Monday, January 25, 2010 at 4:30 PM
Scott Hall, Room 105, CAC
The Department of Asian Languages and Cultures is pleased to announce a talk to be given by Dr. Travis Workman, The University of California, Los Angeles.
Recent articulations of world literature have opened up the possibility of overcoming the unfortunate binaries of its earlier models: West/non-West, national/minority, and center/periphery. In this paper, I will discuss some of the theoretical, historical, and political problems that emerge in attempting to bring the study of modern Korean literature into conversation with such world literature projects.

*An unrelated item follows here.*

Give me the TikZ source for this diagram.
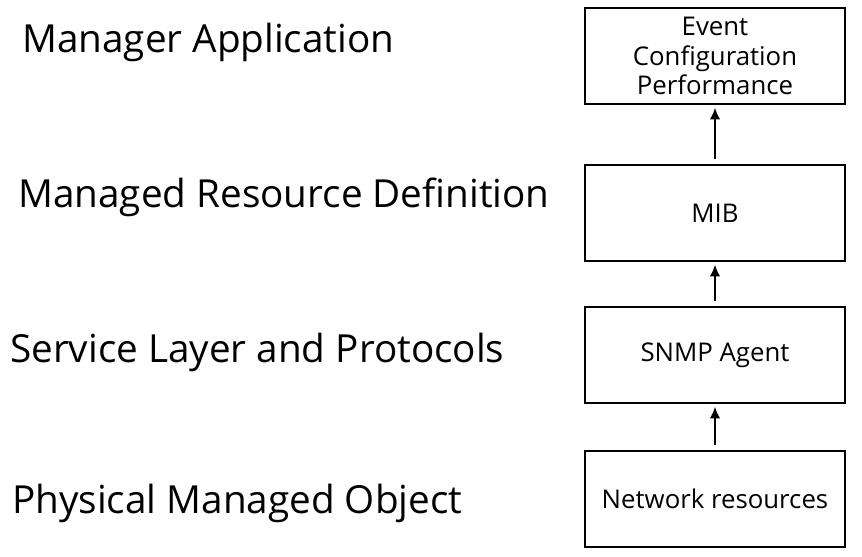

In coining the term Weltliteratur, Goethe claimed that a literature belonged to world literature the more that it expressed its national particularity. However, under conditions of Japanese colonial rule (1910-1945), Korean writers struggled with how to define the national particularity of Korean literature in relation to what was called “general culture,” without simultaneously reducing Korean literature to a minority literature of the Japanese empire. I will argue that in order to relate modern Korean literature to world literature, we should think beyond the model of world literature as a collection of national literatures and recognize a plurality of “worlds” in the works of writers such as Yi Kwang-su, Pak Yŏng-hŭi, Pak T’ae-wŏn, Yi Sang, Kim Ki-yŏng, Kang Kyŏng-ae, and Kim Sa-ryang. This requires taking into account the complexity of social relations in colonial modernity, the multiple connections that intellectuals made between narratives of universal history and fictional narrative, and, finally, the ways writers and critics dealt with issues of translating between the spatio-temporalities and languages of the metropole and the colony.